● **THE TASK**: Write out nothing but the lines from the first line of the entries below through the line with "const FS = 17.2;"; no pictures go in.
-- Begin --
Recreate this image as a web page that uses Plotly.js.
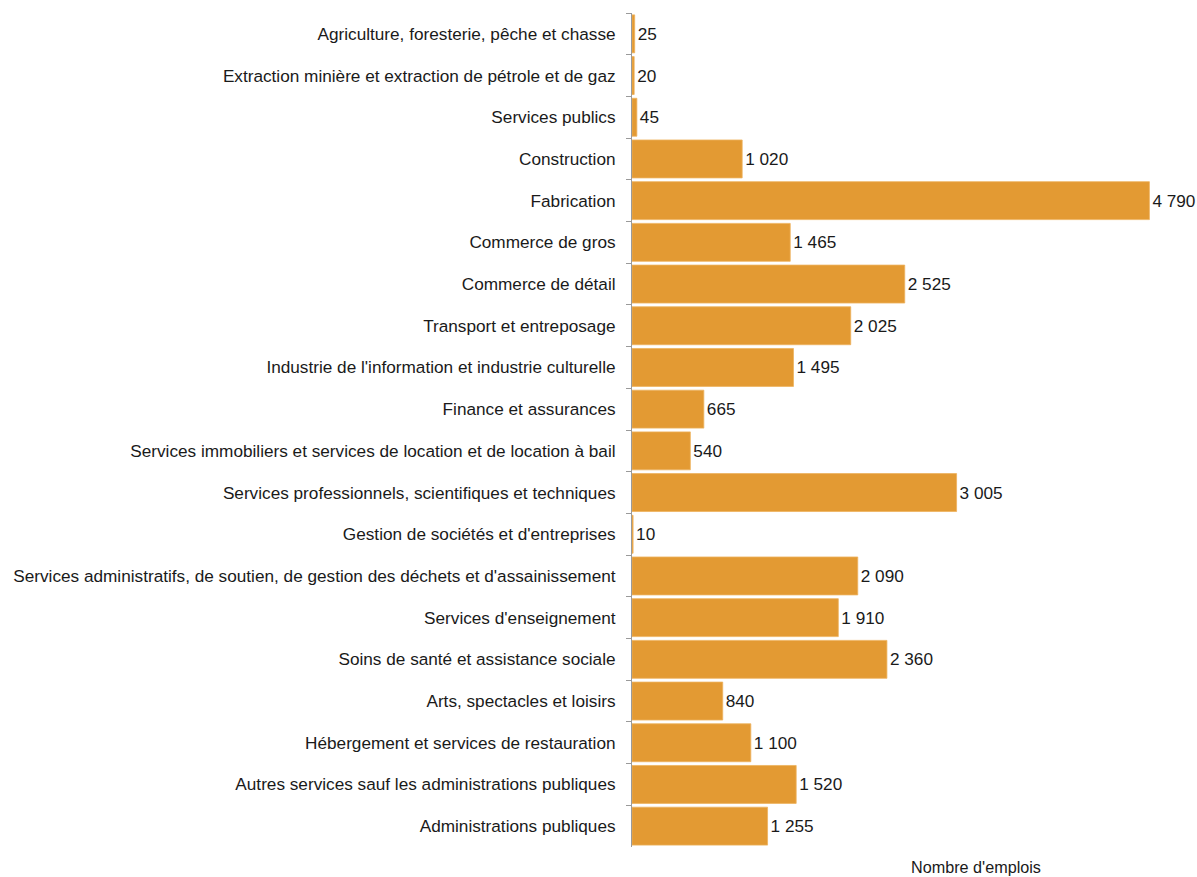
<!DOCTYPE html>
<html>
<head>
<meta charset="utf-8">
<script src="https://cdn.plot.ly/plotly-3.0.1.min.js"></script>
<style>html,body{margin:0;padding:0;background:#fff;}#chart{width:1197px;height:877px;}</style>
</head>
<body>
<div id="chart"></div>
<script>
const categories = [
  "Agriculture, foresterie, pêche et chasse",
  "Extraction minière et extraction de pétrole et de gaz",
  "Services publics",
  "Construction",
  "Fabrication",
  "Commerce de gros",
  "Commerce de détail",
  "Transport et entreposage",
  "Industrie de l'information et industrie culturelle",
  "Finance et assurances",
  "Services immobiliers et services de location et de location à bail",
  "Services professionnels, scientifiques et techniques",
  "Gestion de sociétés et d'entreprises",
  "Services administratifs, de soutien, de gestion des déchets et d'assainissement",
  "Services d'enseignement",
  "Soins de santé et assistance sociale",
  "Arts, spectacles et loisirs",
  "Hébergement et services de restauration",
  "Autres services sauf les administrations publiques",
  "Administrations publiques"
];
const emplois = [25, 20, 45, 1020, 4790, 1465, 2525, 2025, 1495, 665, 540, 3005, 10, 2090, 1910, 2360, 840, 1100, 1520, 1255];
const axisTitle = "Nombre d'emplois";

const FONT = "'Liberation Sans Narrow', 'Arial Narrow', 'Liberation Sans', Arial, sans-serif";
const FS = 17.2;

const trace = {
  type: 'bar',
  orientation: 'h',
  y: categories,
  x: emplois,
  marker: {color: '#E39A33', line: {color: '#EDB25E', width: 0.8}},
  texttemplate: '%{x:,}',
  textposition: 'outside',
  cliponaxis: false,
  textfont: {family: FONT, size: FS, color: '#1a1a1a'},
  hoverinfo: 'skip'
};

const layout = {
  width: 1197,
  height: 877,
  margin: {l: 632, r: 26, t: 13, b: 30},
  paper_bgcolor: '#fff',
  plot_bgcolor: '#fff',
  separators: ', ',
  bargap: 0.09,
  showlegend: false,
  font: {family: FONT, size: FS, color: '#1a1a1a'},
  xaxis: {
    range: [0, 4990],
    showticklabels: false,
    showgrid: false,
    zeroline: false,
    showline: false,
    ticks: ''
  },
  yaxis: {
    type: 'category',
    autorange: 'reversed',
    showline: true,
    linecolor: '#9a9a9a',
    linewidth: 1,
    ticks: 'outside',
    tickson: 'boundaries',
    ticklen: 5,
    tickcolor: '#9a9a9a',
    ticklabelstandoff: 12,
    showgrid: false,
    zeroline: false,
    tickfont: {family: FONT, size: FS, color: '#1a1a1a'}
  },
  annotations: [{
    text: axisTitle,
    xref: 'paper', yref: 'paper',
    x: 0.638, y: 0,
    xanchor: 'center', yanchor: 'middle',
    yshift: -20,
    showarrow: false,
    font: {family: FONT, size: FS - 1, color: '#1a1a1a'}
  }]
};

Plotly.newPlot('chart', [trace], layout, {displayModeBar: false, staticPlot: true});
</script>
</body>
</html>
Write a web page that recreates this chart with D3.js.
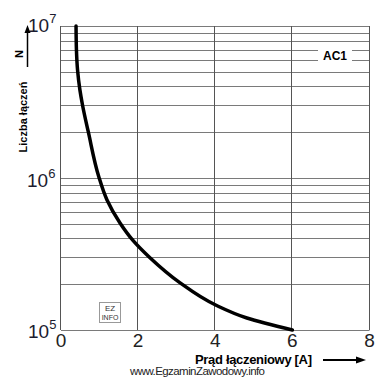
<!DOCTYPE html>
<html>
<head>
<meta charset="utf-8">
<script src="https://cdn.jsdelivr.net/npm/d3@7"></script>
<style>
  body { margin: 0; background: #fff; }
  svg { display: block; font-family: 'Liberation Sans', Arial, sans-serif; }
</style>
</head>
<body>
<svg width="384" height="377"></svg>
<script>
// curve: current [A] vs number of switchings
const currentA = [0.39, 0.40, 0.43, 0.49, 0.56, 0.71, 0.98, 1.19, 1.53, 1.86, 2.30, 3.08, 4.01, 4.82, 6.0];
const switchings = [1e7, 7.0e6, 5.1e6, 3.8e6, 3.0e6, 2.0e6, 1.02e6, 7.2e5, 5.06e5, 3.9e5, 3.0e5, 2.05e5, 1.46e5, 1.2e5, 1e5];
const xTicks = [0, 2, 4, 6, 8];
const yDecades = [5, 6, 7];

const svg = d3.select('svg');
const margin = { top: 26, right: 14, bottom: 47, left: 61 };
const width = 384, height = 377;

const x = d3.scaleLinear().domain([0, 8]).range([margin.left, width - margin.right - 0.5]);
const y = d3.scaleLog().domain([1e5, 1e7]).range([height - margin.bottom, margin.top]);

// horizontal log grid
const minor = [];
for (let d = 5; d < 7; d++) {
  for (let m = 1; m <= 9; m++) minor.push(m * Math.pow(10, d));
}
minor.push(1e7);

const grid = svg.append('g').attr('stroke', '#7a7a7a').attr('stroke-width', 1);
grid.selectAll('line.h')
  .data(minor)
  .enter()
  .append('line')
  .attr('x1', x(0))
  .attr('x2', x(8))
  .attr('y1', d => Math.round(y(d)) + 0.5)
  .attr('y2', d => Math.round(y(d)) + 0.5);

grid.selectAll('line.v')
  .data(xTicks)
  .enter()
  .append('line')
  .attr('stroke', '#555')
  .attr('x1', d => Math.round(x(d)) - 0.5)
  .attr('x2', d => Math.round(x(d)) - 0.5)
  .attr('y1', y(1e7))
  .attr('y2', y(1e5));

// AC1 label with white box breaking the grid
svg.append('rect')
  .attr('x', 318).attr('y', 46).attr('width', 34).attr('height', 18)
  .attr('fill', '#fff');
svg.append('text')
  .attr('x', 335).attr('y', 59.5)
  .attr('text-anchor', 'middle')
  .attr('font-size', 12).attr('font-weight', 'bold')
  .text('AC1');

// curve
const line = d3.line()
  .x(d => x(d[0]))
  .y(d => y(d[1]))
  .curve(d3.curveMonotoneY);

svg.append('path')
  .datum(currentA.map((c, i) => [c, switchings[i]]))
  .attr('fill', 'none')
  .attr('stroke', '#000')
  .attr('stroke-width', 3.5)
  .attr('stroke-linecap', 'round')
  .attr('d', line);

// x tick labels
svg.selectAll('text.xt')
  .data(xTicks)
  .enter()
  .append('text')
  .attr('x', d => x(d))
  .attr('y', 347)
  .attr('text-anchor', 'middle')
  .attr('font-size', 19)
  .attr('fill', '#222')
  .text(d => d);

// y decade labels 10^n
const yl = svg.selectAll('text.yt')
  .data(yDecades)
  .enter()
  .append('text')
  .attr('x', d => (d === 6 ? 27 : 28))
  .attr('y', d => y(Math.pow(10, d)) + (d === 7 ? 6 : d === 6 ? 9 : 8))
  .attr('font-size', 19)
  .attr('fill', '#1c1c30');
yl.append('tspan').text('10');
yl.append('tspan').attr('dy', -9).attr('font-size', 13).text(d => d);

// y axis title
svg.append('text')
  .attr('transform', 'translate(27,117) rotate(-90)')
  .attr('text-anchor', 'middle')
  .attr('font-size', 11).attr('font-weight', 'bold')
  .text('Liczba łączeń');
svg.append('text')
  .attr('transform', 'translate(23,54) rotate(-90)')
  .attr('text-anchor', 'middle')
  .attr('font-size', 11).attr('font-weight', 'bold')
  .text('N');
svg.append('line')
  .attr('x1', 27.5).attr('x2', 27.5).attr('y1', 67).attr('y2', 32)
  .attr('stroke', '#000').attr('stroke-width', 1.5);
svg.append('path')
  .attr('d', 'M27.5,25 L24.5,33 L30.5,33 Z')
  .attr('fill', '#000');

// x axis title
svg.append('text')
  .attr('x', 195).attr('y', 364)
  .attr('font-size', 13).attr('font-weight', 'bold')
  .attr('textLength', 117)
  .text('Prąd łączeniowy [A]');
svg.append('line')
  .attr('x1', 323).attr('x2', 358).attr('y1', 360).attr('y2', 360)
  .attr('stroke', '#000').attr('stroke-width', 2);
svg.append('path')
  .attr('d', 'M366,360 L356,356.5 L356,363.5 Z')
  .attr('fill', '#000');

// watermark
svg.append('text')
  .attr('x', 130).attr('y', 375)
  .attr('font-size', 11.5)
  .attr('fill', '#222')
  .attr('textLength', 135)
  .text('www.EgzaminZawodowy.info');

// small EZ INFO stamp
svg.append('rect')
  .attr('x', 99.5).attr('y', 302.5).attr('width', 21).attr('height', 20)
  .attr('fill', '#fff')
  .attr('stroke', '#333').attr('stroke-dasharray', '1,1');
svg.append('text')
  .attr('x', 110).attr('y', 311).attr('text-anchor', 'middle')
  .attr('font-size', 8).attr('fill', '#333').text('EZ');
svg.append('text')
  .attr('x', 110).attr('y', 320).attr('text-anchor', 'middle')
  .attr('font-size', 7).attr('fill', '#333').text('INFO');
</script>
</body>
</html>
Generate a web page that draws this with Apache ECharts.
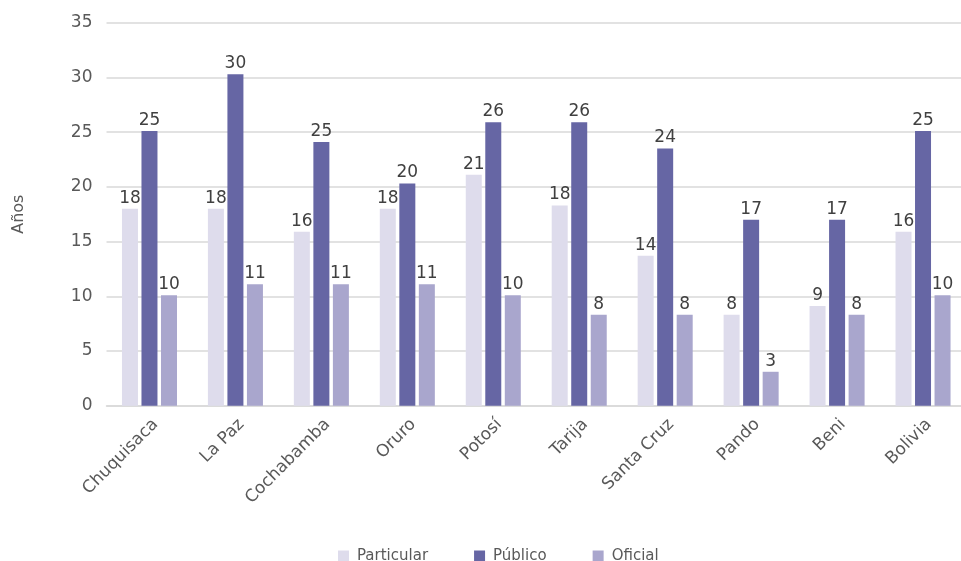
<!DOCTYPE html>
<html>
<head>
<meta charset="utf-8">
<script src="https://cdn.jsdelivr.net/npm/echarts@6/dist/echarts.min.js"></script>
<style>
  html, body { margin: 0; padding: 0; background: #fff; overflow: hidden; }
  #chart { width: 966px; height: 561px; }
</style>
</head>
<body>
<div id="chart"></div>
<script>
// categorias (departamentos)
const categories = ["Chuquisaca", "La Paz", "Cochabamba", "Oruro", "Potosí", "Tarija", "Santa Cruz", "Pando", "Beni", "Bolivia"];
const particular = [18.0, 18.0, 15.9, 18.0, 21.1, 18.3, 13.7, 8.3, 9.1, 15.9];
const publico    = [25.1, 30.3, 24.1, 20.3, 25.9, 25.9, 23.5, 17.0, 17.0, 25.1];
const oficial    = [10.1, 11.1, 11.1, 11.1, 10.1, 8.3, 8.3, 3.1, 8.3, 10.1];
// etiquetas tal como aparecen
const particularLabels = [18, 18, 16, 18, 21, 18, 14, 8, 9, 16];
const publicoLabels    = [25, 30, 25, 20, 26, 26, 24, 17, 17, 25];
const oficialLabels    = [10, 11, 11, 11, 10, 8, 8, 3, 8, 10];
const yTicks = [0, 5, 10, 15, 20, 25, 30, 35];

const FONT = '"DejaVu Sans", sans-serif';
const chart = echarts.init(document.getElementById('chart'));

const mkSeries = (name, data, labels, color) => ({
  name,
  type: 'bar',
  data,
  barWidth: 16,
  barGap: '22%',
  itemStyle: { color },
  label: {
    show: true,
    position: 'top',
    distance: 2,
    color: '#404040',
    fontFamily: FONT,
    fontSize: 17,
    formatter: (p) => String(labels[p.dataIndex]),
  },
});

const option = {
  animation: false,
  textStyle: { fontFamily: FONT },
  // el area de trazado sigue un poco mas alla del borde derecho
  grid: { left: 106.5, right: 0, top: 22.7, bottom: 155.3 },
  legend: {
    left: 333,
    top: 544,
    itemWidth: 11,
    itemHeight: 12,
    itemGap: 46,
    icon: 'rect',
    textStyle: { color: '#595959', fontSize: 15, fontFamily: FONT, padding: [0, 0, 0, 3] },
    data: ['Particular', 'Público', 'Oficial'],
  },
  xAxis: {
    type: 'category',
    data: categories,
    axisLine: { lineStyle: { color: '#d9d9d9', width: 1.5 } },
    axisTick: { show: false },
    axisLabel: {
      rotate: 45,
      interval: 0,
      margin: 10,
      verticalAlign: 'top',
      color: '#595959',
      fontSize: 17,
      fontFamily: FONT,
    },
  },
  yAxis: {
    type: 'value',
    min: yTicks[0],
    max: yTicks[yTicks.length - 1],
    interval: 5,
    name: 'Años',
    nameLocation: 'middle',
    nameRotate: 90,
    nameGap: 80,
    nameTextStyle: { color: '#595959', fontSize: 16, fontFamily: FONT },
    axisLine: { show: false },
    axisTick: { show: false },
    axisLabel: { color: '#595959', fontSize: 17, margin: 14, fontFamily: FONT },
    splitLine: { lineStyle: { color: '#d9d9d9', width: 1.5 } },
  },
  series: [
    mkSeries('Particular', particular, particularLabels, '#dedcec'),
    mkSeries('Público', publico, publicoLabels, '#6666a4'),
    mkSeries('Oficial', oficial, oficialLabels, '#a9a6cd'),
  ],
};
chart.setOption(option);
</script>
</body>
</html>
-- End --
● **PROBLEM SOLUTION**:
Recreate this image as a web page that uses Plotly.js.
<!DOCTYPE html>
<html>
<head>
<meta charset="utf-8">
<script src="https://cdn.plot.ly/plotly-3.0.1.min.js"></script>
<style>html,body{margin:0;padding:0;background:#fff;}#chart{width:1197px;height:877px;}</style>
</head>
<body>
<div id="chart"></div>
<script>
const categories = [
  "Agriculture, foresterie, pêche et chasse",
  "Extraction minière et extraction de pétrole et de gaz",
  "Services publics",
  "Construction",
  "Fabrication",
  "Commerce de gros",
  "Commerce de détail",
  "Transport et entreposage",
  "Industrie de l'information et industrie culturelle",
  "Finance et assurances",
  "Services immobiliers et services de location et de location à bail",
  "Services professionnels, scientifiques et techniques",
  "Gestion de sociétés et d'entreprises",
  "Services administratifs, de soutien, de gestion des déchets et d'assainissement",
  "Services d'enseignement",
  "Soins de santé et assistance sociale",
  "Arts, spectacles et loisirs",
  "Hébergement et services de restauration",
  "Autres services sauf les administrations publiques",
  "Administrations publiques"
];
const emplois = [25, 20, 45, 1020, 4790, 1465, 2525, 2025, 1495, 665, 540, 3005, 10, 2090, 1910, 2360, 840, 1100, 1520, 1255];
const axisTitle = "Nombre d'emplois";

const FONT = "'Liberation Sans Narrow', 'Arial Narrow', 'Liberation Sans', Arial, sans-serif";
const FS = 17.2;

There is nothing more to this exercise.